Every social network must put measures in place to ensure that users provide their true details upon registration so that anonymity is not entertained. Most users register and open accounts with fake identities or using their aliases. This anonymity, which is characterized by identity deceptions, makes the perpetrators of cyber bullying so confident since it would be almost impossible to track them. Stringent actions should be taken to ensure that every social network member uses their government identities and this measure would see most cyber crimes including cyber bullying go down.
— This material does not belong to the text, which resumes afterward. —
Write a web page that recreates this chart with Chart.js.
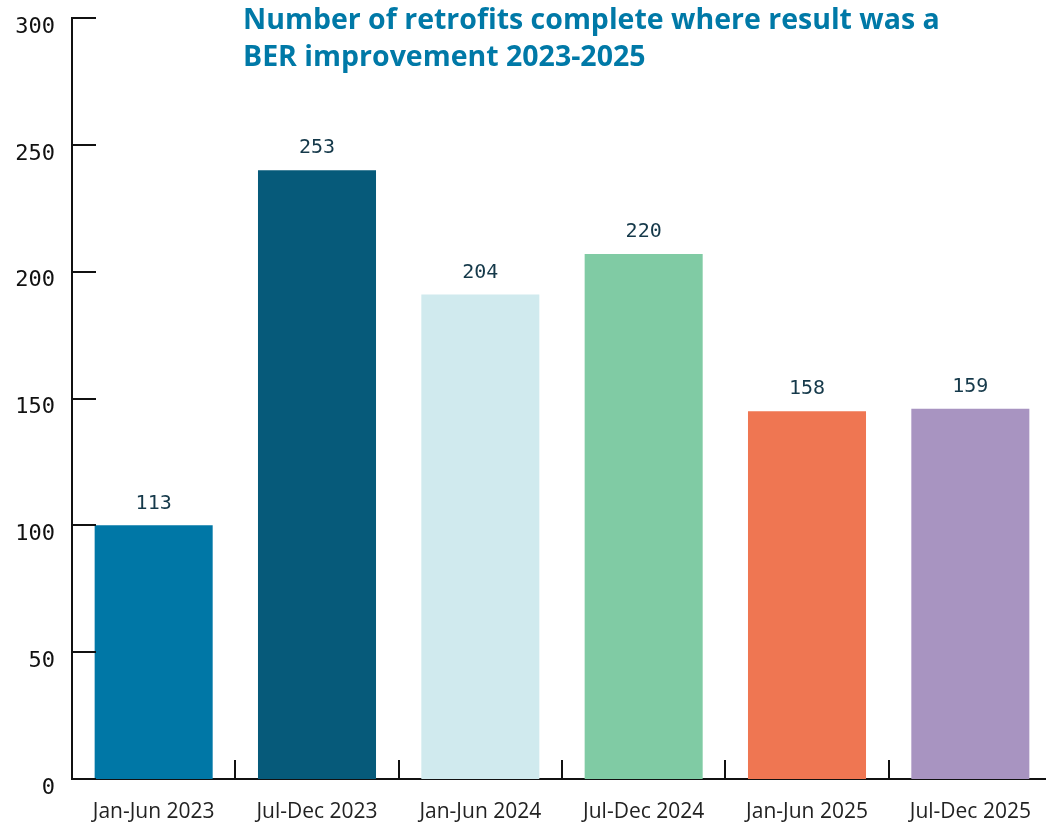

Explicit rules on MySpace would have prevented Lori Drew the 49-year-old woman from creating an account disguised as Josh Evans a 16-year-old boy. MySpace should have possessed a policy that stipulated clearly that a person was only eligible to set up an account, only if he or she provided actual real details and maybe show evidence for it. In that case then the Josh Evans account would never have been created and Megan Meier would never have been subjected to the cyber bullying that resulted to the end of her life. There existed the obvious expectation that one had to provide his or her personal information before setting up an account so that he or she could not use a fake identity to. These rules were however not clearly followed. All that one needed to get an account was an email address.
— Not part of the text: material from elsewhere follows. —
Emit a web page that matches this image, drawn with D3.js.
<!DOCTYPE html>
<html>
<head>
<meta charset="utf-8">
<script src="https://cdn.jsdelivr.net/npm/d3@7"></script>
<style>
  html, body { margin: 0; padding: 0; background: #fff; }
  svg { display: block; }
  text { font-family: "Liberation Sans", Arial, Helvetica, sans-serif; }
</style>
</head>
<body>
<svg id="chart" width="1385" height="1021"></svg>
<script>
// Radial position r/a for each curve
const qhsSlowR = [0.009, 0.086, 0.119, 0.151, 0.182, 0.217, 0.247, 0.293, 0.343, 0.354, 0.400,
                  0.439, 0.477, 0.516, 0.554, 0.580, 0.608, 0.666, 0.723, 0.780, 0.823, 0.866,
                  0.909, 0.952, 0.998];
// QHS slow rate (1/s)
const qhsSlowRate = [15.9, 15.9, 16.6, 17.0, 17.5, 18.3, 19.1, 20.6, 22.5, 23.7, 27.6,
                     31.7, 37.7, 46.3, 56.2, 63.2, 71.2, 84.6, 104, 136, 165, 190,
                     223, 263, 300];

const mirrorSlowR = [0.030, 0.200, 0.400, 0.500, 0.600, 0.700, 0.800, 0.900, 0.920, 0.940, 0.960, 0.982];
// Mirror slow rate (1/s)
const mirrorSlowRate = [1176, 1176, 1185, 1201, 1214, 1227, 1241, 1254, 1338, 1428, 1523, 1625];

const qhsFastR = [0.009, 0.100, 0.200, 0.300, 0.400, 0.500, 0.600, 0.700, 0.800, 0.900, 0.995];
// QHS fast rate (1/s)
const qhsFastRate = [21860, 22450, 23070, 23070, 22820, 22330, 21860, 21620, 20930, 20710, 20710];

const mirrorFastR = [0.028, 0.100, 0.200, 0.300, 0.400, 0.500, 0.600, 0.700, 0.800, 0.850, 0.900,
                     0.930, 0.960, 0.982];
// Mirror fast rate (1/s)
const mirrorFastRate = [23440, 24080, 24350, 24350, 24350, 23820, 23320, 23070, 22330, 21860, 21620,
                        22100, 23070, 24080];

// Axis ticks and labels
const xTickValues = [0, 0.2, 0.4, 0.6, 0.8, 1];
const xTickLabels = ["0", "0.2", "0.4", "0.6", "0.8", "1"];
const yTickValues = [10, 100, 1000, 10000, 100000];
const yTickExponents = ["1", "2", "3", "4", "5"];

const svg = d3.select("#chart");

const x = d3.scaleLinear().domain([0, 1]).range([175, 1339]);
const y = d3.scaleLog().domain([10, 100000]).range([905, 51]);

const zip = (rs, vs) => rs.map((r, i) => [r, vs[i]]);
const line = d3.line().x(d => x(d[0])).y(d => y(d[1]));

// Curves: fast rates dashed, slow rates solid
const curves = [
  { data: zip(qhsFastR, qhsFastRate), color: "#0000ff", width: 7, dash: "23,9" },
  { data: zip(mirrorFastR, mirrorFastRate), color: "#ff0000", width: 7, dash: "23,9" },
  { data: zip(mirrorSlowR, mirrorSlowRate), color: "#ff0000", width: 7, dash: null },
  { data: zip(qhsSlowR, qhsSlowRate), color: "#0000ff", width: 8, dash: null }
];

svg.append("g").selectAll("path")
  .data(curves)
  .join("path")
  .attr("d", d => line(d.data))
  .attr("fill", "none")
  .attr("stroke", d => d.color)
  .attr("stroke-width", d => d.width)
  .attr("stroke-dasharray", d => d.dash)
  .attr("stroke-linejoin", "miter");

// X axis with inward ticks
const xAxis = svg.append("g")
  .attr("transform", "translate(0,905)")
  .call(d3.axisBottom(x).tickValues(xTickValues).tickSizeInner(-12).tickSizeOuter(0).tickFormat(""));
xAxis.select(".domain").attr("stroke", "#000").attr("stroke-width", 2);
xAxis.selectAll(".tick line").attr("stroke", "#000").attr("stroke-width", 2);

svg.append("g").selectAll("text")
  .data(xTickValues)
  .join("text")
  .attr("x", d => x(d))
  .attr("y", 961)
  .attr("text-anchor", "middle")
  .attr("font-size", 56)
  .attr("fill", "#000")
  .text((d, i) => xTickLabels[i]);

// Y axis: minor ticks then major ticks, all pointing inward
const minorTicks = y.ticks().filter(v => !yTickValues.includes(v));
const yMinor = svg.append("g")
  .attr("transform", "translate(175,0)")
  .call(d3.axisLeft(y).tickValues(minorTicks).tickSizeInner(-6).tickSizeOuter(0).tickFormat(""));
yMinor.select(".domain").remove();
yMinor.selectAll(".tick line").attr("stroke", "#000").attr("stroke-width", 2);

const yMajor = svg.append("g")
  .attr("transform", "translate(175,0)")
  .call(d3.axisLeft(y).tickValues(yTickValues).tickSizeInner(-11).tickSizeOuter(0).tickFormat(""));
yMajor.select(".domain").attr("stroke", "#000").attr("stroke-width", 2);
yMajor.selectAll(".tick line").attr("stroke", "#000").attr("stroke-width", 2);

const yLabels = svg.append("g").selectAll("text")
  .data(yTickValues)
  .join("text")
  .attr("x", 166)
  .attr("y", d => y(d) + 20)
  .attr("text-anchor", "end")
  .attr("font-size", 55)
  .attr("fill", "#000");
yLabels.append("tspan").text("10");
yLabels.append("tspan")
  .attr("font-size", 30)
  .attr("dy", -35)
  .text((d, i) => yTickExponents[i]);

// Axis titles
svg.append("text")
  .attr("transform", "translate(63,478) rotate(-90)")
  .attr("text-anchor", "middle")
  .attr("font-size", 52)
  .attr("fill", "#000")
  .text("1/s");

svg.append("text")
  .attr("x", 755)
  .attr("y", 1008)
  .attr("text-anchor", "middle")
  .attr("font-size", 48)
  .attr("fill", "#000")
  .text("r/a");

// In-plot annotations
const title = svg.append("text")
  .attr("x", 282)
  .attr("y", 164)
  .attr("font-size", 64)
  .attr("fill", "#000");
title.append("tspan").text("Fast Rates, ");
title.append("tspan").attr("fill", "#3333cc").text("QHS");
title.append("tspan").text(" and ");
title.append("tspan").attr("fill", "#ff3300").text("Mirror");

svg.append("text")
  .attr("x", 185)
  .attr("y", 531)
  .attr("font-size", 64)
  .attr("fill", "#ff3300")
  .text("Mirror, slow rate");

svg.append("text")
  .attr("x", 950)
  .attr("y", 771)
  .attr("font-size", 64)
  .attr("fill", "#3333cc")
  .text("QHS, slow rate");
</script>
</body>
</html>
Young teenagers who participate in social networking services should learn a thing or two from the implications as seen in the Meier case. Social networks that encourage anonymity between users are completely not to be trusted. This implies that in most times one may never know who is on the other side of the conversation. Openness has been is a virtue that does not exist in cyberspace. Exposal of personal information would be a bad idea because that same information could be used against you in cyber bullying. Meier had low self-esteem issues and that was used against her when the insults started coming her way and it had a psychological impact on her.
Casey, E. (2011). Digital Evidence and Computer Crime: Forensic Science, Computers, and the Internet. Burlington: Elsevier Science.
Tavani, H. T. (2011). Ethics and technology: Controversies, questions, and strategies for ethical computing. Hoboken, N.J: Wiley.